Sun S3L 3.0 Programming and Reference Guide

Sorting and Ranking S3L Arrays

Sun S3L includes sorting routines for parallel sorting of one-dimensional arrays or multidimensional arrays along a user-specified axis. It also includes routines for computing the grade (rank) of the elements of an array.

The sorting and grading routines are most efficient when the arrays are block distributed. For multidimensional sorts and grades, performance is best when the axis to be sorted or graded is local to a process.
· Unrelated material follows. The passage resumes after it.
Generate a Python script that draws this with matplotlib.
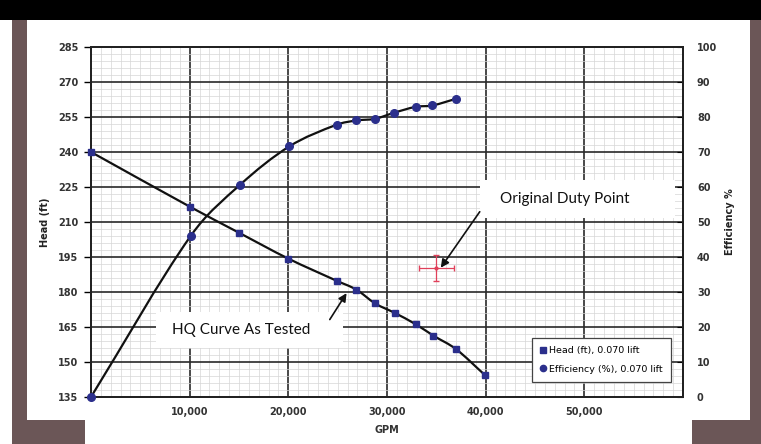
import matplotlib
matplotlib.use("Agg")
import matplotlib.pyplot as plt
from matplotlib.path import Path
from matplotlib.patches import PathPatch, Rectangle
from matplotlib.ticker import FuncFormatter, MultipleLocator
from matplotlib.lines import Line2D

# ---------------- data ----------------
head_gpm = [0, 10000, 15000, 20000, 24900, 26900, 28800, 30800, 32900, 34700, 37000, 39900]
head_ft = [240, 216.6, 205.4, 194.3, 184.8, 181.0, 175.1, 171.0, 166.2, 161.3, 155.5, 144.5]

eff_gpm = [0, 10100, 15100, 20100, 24900, 26900, 28800, 30700, 32900, 34600, 37000]
eff_pct = [0, 46.0, 60.6, 71.6, 77.8, 79.0, 79.5, 81.2, 82.9, 83.3, 85.2]

duty_gpm = [35000]
duty_head = [190.2]
duty_xerr = [1750]
duty_yerr = [5.5]

x_tick_vals = [10000, 20000, 30000, 40000, 50000]
head_ticks = list(range(135, 286, 15))
eff_ticks = list(range(0, 101, 10))

navy = "#2b2f8c"


def smooth_path(xs, ys):
    """Cubic Hermite (Bezier) path through the points, tangents from neighbours."""
    n = len(xs)
    m = []
    for i in range(n):
        if i == 0:
            m.append((ys[1] - ys[0]) / (xs[1] - xs[0]))
        elif i == n - 1:
            m.append((ys[-1] - ys[-2]) / (xs[-1] - xs[-2]))
        else:
            m.append((ys[i + 1] - ys[i - 1]) / (xs[i + 1] - xs[i - 1]))
    verts = [(xs[0], ys[0])]
    codes = [Path.MOVETO]
    for i in range(n - 1):
        h = xs[i + 1] - xs[i]
        c1 = (xs[i] + h / 3.0, ys[i] + m[i] * h / 3.0)
        c2 = (xs[i + 1] - h / 3.0, ys[i + 1] - m[i + 1] * h / 3.0)
        verts += [c1, c2, (xs[i + 1], ys[i + 1])]
        codes += [Path.CURVE4] * 3
    return Path(verts, codes)


fig = plt.figure(figsize=(7.61, 4.44), dpi=100)
fig.patch.set_facecolor("white")

# frame decorations
brown = "#6b5657"
fig.patches.append(Rectangle((0, 1 - 20 / 444), 1, 20 / 444, transform=fig.transFigure,
                             facecolor="black", edgecolor="none", zorder=0))
fig.patches.append(Rectangle((12 / 761, 0), 15 / 761, 1 - 20 / 444, transform=fig.transFigure,
                             facecolor=brown, edgecolor="none", zorder=0))
fig.patches.append(Rectangle((12 / 761, 0), 73 / 761, 24 / 444, transform=fig.transFigure,
                             facecolor=brown, edgecolor="none", zorder=0))
fig.patches.append(Rectangle((750 / 761, 0), 11 / 761, 1 - 20 / 444, transform=fig.transFigure,
                             facecolor=brown, edgecolor="none", zorder=0))
fig.patches.append(Rectangle((692 / 761, 0), 69 / 761, 24 / 444, transform=fig.transFigure,
                             facecolor=brown, edgecolor="none", zorder=0))

ax = fig.add_axes([91 / 761, 47 / 444, 592 / 761, 350 / 444])
ax.set_facecolor("white")
ax.set_xlim(0, 60000)
ax.set_ylim(135, 285)

# grid
ax.xaxis.set_major_locator(MultipleLocator(10000))
ax.xaxis.set_minor_locator(MultipleLocator(1000))
ax.yaxis.set_major_locator(MultipleLocator(15))
ax.yaxis.set_minor_locator(MultipleLocator(3))
ax.grid(which="minor", color="#d6d6d6", linewidth=0.5)
ax.grid(which="major", color="#2a2a2a", linewidth=1.2)
ax.set_axisbelow(True)

ax.set_xticks(x_tick_vals)
ax.xaxis.set_major_formatter(FuncFormatter(lambda v, p: f"{int(v):,}"))
ax.set_yticks(head_ticks)
ax.tick_params(axis="x", which="both", length=0, pad=7, labelsize=7, labelcolor="#333333")
ax.tick_params(axis="y", which="major", length=5, width=1, direction="out", pad=4,
               labelsize=7, labelcolor="#333333")
ax.tick_params(axis="y", which="minor", length=0)
for lbl in ax.get_xticklabels() + ax.get_yticklabels():
    lbl.set_fontweight("bold")
for s in ax.spines.values():
    s.set_color("#222222")
    s.set_linewidth(1.4)

ax.set_xlabel("GPM", fontsize=7, fontweight="bold", color="#333333", labelpad=6)
ax.set_ylabel("Head (ft)", fontsize=7, fontweight="bold", color="#222222", labelpad=6)

ax2 = ax.twinx()
ax2.set_ylim(0, 100)
ax2.set_yticks(eff_ticks)
ax2.tick_params(axis="y", length=4, direction="in", pad=10, labelsize=7, labelcolor="#333333")
for lbl in ax2.get_yticklabels():
    lbl.set_fontweight("bold")
for s in ax2.spines.values():
    s.set_color("#222222")
    s.set_linewidth(1.4)
ax2.set_ylabel("Efficiency %", fontsize=7, fontweight="bold", color="#222222",
               rotation=90, labelpad=6)

# white boxes behind annotation texts (cover gridlines)
ax2.add_patch(Rectangle((39400, 211.8), 19800, 16.3, transform=ax.transData,
                        facecolor="white", edgecolor="none", zorder=1))
ax2.add_patch(Rectangle((6600, 156.0), 18900, 15.4, transform=ax.transData,
                        facecolor="white", edgecolor="none", zorder=1))

# curves
ax2.add_patch(PathPatch(smooth_path(head_gpm, head_ft), transform=ax.transData,
                        fill=False, edgecolor="#111111", linewidth=1.6, zorder=3))
ax2.add_patch(PathPatch(smooth_path(eff_gpm, eff_pct), transform=ax2.transData,
                        fill=False, edgecolor="#111111", linewidth=1.6, zorder=3))
ax2.plot(head_gpm, head_ft, linestyle="none", marker="s", markersize=5,
         color=navy, transform=ax.transData, zorder=4, clip_on=False)
ax2.plot(eff_gpm, eff_pct, linestyle="none", marker="o", markersize=5.5,
         color=navy, zorder=4, clip_on=False)

# duty point
ax2.errorbar(duty_gpm, duty_head, xerr=duty_xerr, yerr=duty_yerr, fmt="o", markersize=2,
             color="#e0405a", ecolor="#e0405a", elinewidth=0.9, capsize=2.5,
             transform=ax.transData, zorder=5)

# annotations
ax2.text(48000, 219.8, "Original Duty Point", transform=ax.transData,
         fontsize=11, family="Lato", ha="center", va="center", color="#111111", zorder=6)
ax2.annotate("", xy=(35450, 190.4), xycoords=ax.transData,
             xytext=(39400, 214.4), textcoords=ax.transData,
             arrowprops=dict(arrowstyle="-|>", color="#111111", lw=1.2,
                             mutation_scale=12, shrinkA=0, shrinkB=0), zorder=6)
ax2.text(15200, 163.6, "HQ Curve As Tested", transform=ax.transData, fontsize=11,
         family="Lato", ha="center", va="center", color="#111111", zorder=6)
ax2.annotate("", xy=(25900, 179.5), xycoords=ax.transData,
             xytext=(24200, 168.2), textcoords=ax.transData,
             arrowprops=dict(arrowstyle="-|>", color="#111111", lw=1.2,
                             mutation_scale=12, shrinkA=0, shrinkB=0), zorder=6)

# legend
handles = [Line2D([], [], linestyle="none", marker="s", markersize=4.5, color=navy),
           Line2D([], [], linestyle="none", marker="o", markersize=4.5, color=navy)]
leg = ax2.legend(handles, ["Head (ft), 0.070 lift", "Efficiency (%), 0.070 lift"],
                 loc="lower right", bbox_to_anchor=(0.985, 0.034), fontsize=6.8,
                 frameon=True, fancybox=False, edgecolor="#444444", framealpha=1,
                 handlelength=0.6, handletextpad=0.35, borderpad=0.9, labelspacing=1.0,
                 borderaxespad=0.3)
leg.get_frame().set_linewidth(0.9)
leg.set_zorder(7)

fig.savefig("out.png", dpi=100)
The sort routines use a variation of the sample sort algorithm. In a coordinated operation, all processors extract a random sample of the data. The distribution of this sample should match as closely as possible the distribution of the data to be sorted. Based on this sample, all processes split their data into np packets, each destined for a particular process. A global interprocess communication stage then collects the packets into the appropriate processes. Each process then independently sorts its own data using a quicksort algorithm. Finally, all the processes coordinate to restore the data to its original distribution.
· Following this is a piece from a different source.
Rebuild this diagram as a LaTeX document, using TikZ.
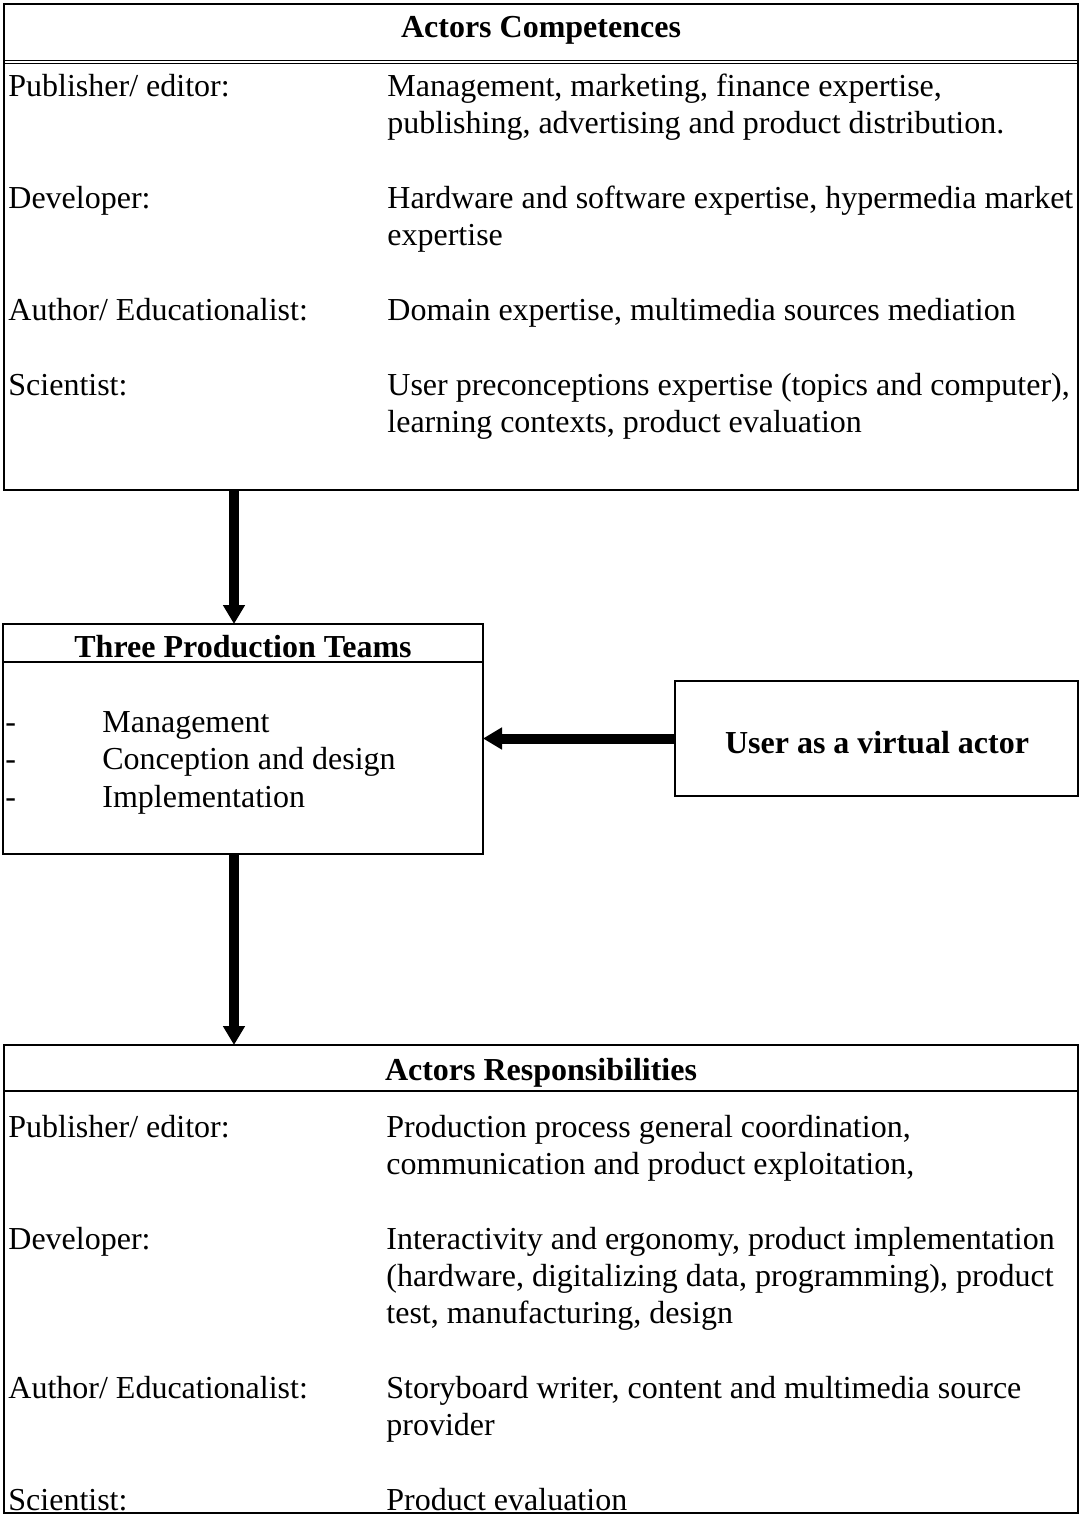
\documentclass[tikz,border=0pt]{standalone}
\usepackage{fontspec}
\setmainfont{Liberation Serif}
\usetikzlibrary{arrows.meta}
\begin{document}
\begin{tikzpicture}[x=0.5pt,y=-0.5pt,
  frame/.style={draw, line width=1pt, inner sep=0pt, outer sep=0pt, anchor=north west},
  rulerline/.style={line width=1pt},
  txt/.style={anchor=base west, inner sep=0pt,
    font=\fontsize{16}{18.67}\selectfont},
  headtxt/.style={anchor=base, inner sep=0pt, font=\bfseries\fontsize{16}{18.67}\selectfont},
  flow/.style={line width=5pt, -{Triangle[width=10.5pt,length=9.5pt]}}]

\useasboundingbox (0,0) rectangle (1080,1515);

% --- boxes ---
\node[frame, minimum width=537pt, minimum height=243pt] (comp) at (4,4) {};
\node[frame, minimum width=240pt, minimum height=115pt] (teams) at (3,624) {};
\node[frame, minimum width=201.5pt, minimum height=57.5pt] (user) at (675,681) {};
\node[frame, minimum width=537pt, minimum height=234pt] (resp) at (4,1045) {};

% header rules
\draw[line width=0.7pt] (comp.west |- 0,60.5) -- (comp.east |- 0,60.5);
\draw[line width=0.7pt] (comp.west |- 0,63.5) -- (comp.east |- 0,63.5);
\draw[rulerline] (teams.west |- 0,662) -- (teams.east |- 0,662);
\draw[rulerline] (resp.west |- 0,1091) -- (resp.east |- 0,1091);

% --- competences ---
\node[headtxt] (ch) at (541,37) {Actors Competences};
\node[txt] (c1l) at (8,96) {Publisher/ editor:};
\node[txt] (c1a) at (387,96) {Management, marketing, finance expertise,};
\node[txt] (c1b) at (387,133.3) {publishing, advertising and product distribution.};
\node[txt] (c2l) at (8,208) {Developer:};
\node[txt] (c2a) at (387,208) {Hardware and software expertise, hypermedia market};
\node[txt] (c2b) at (387,245.3) {expertise};
\node[txt] (c3l) at (8,320) {Author/ Educationalist:};
\node[txt] (c3a) at (387,320) {Domain expertise, multimedia sources mediation};
\node[txt] (c4l) at (8,395) {Scientist:};
\node[txt] (c4a) at (387,395) {User preconceptions expertise (topics and computer),};
\node[txt] (c4b) at (387,432.3) {learning contexts, product evaluation};

% --- production teams ---
\node[headtxt] (th) at (243,657) {Three Production Teams};
\node[txt] (d1) at (5,732) {-};
\node[txt] (d2) at (5,769.5) {-};
\node[txt] (d3) at (5,807) {-};
\node[txt] (t1) at (102,732) {Management};
\node[txt] (t2) at (102,769.5) {Conception and design};
\node[txt] (t3) at (102,807) {Implementation};

% --- user ---
\node[headtxt] (ut) at (877,753) {User as a virtual actor};

% --- responsibilities ---
\node[headtxt] (rh) at (541,1080) {Actors Responsibilities};
\node[txt] (r1l) at (8,1137) {Publisher/ editor:};
\node[txt] (r1a) at (386,1137) {Production process general coordination,};
\node[txt] (r1b) at (386,1174.3) {communication and product exploitation,};
\node[txt] (r2l) at (8,1249) {Developer:};
\node[txt] (r2a) at (386,1249) {Interactivity and ergonomy, product implementation};
\node[txt] (r2b) at (386,1286.3) {(hardware, digitalizing data, programming), product};
\node[txt] (r2c) at (386,1323.6) {test, manufacturing, design};
\node[txt] (r3l) at (8,1398) {Author/ Educationalist:};
\node[txt] (r3a) at (386,1398) {Storyboard writer, content and multimedia source};
\node[txt] (r3b) at (386,1435.3) {provider};
\node[txt] (r4l) at (8,1510) {Scientist:};
\node[txt] (r4a) at (386,1510) {Product evaluation};

% --- connectors ---
\draw[flow] ([xshift=115pt]comp.south west) -- ([xshift=115.5pt]teams.north west);
\draw[flow] ([xshift=115.5pt]teams.south west) -- ([xshift=115pt]resp.north west);
\draw[flow] (user.west) -- (user.west -| teams.east);
\end{tikzpicture}
\end{document}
The first communication stage, where packets of data are sent to the appropriate processes, is more intensive than the operation that restores the original distribution. This is because the second communication stage only involves exchanges between processes with neighboring ranks.

In general, the parallel S3L sort routines exhibit good scaling characteristics. While some data distribution patterns can affect the quality of load balancing and the performance of local sorts, the internal parameters of the parallel algorithm have been chosen to achieve good performance for most cases of data distribution.

Sorting single-precision floating-point numbers is faster than sorting double-precision floating-point numbers. Also, sorting 64-byte integers can be slower than sorting 64-byte floating-point numbers.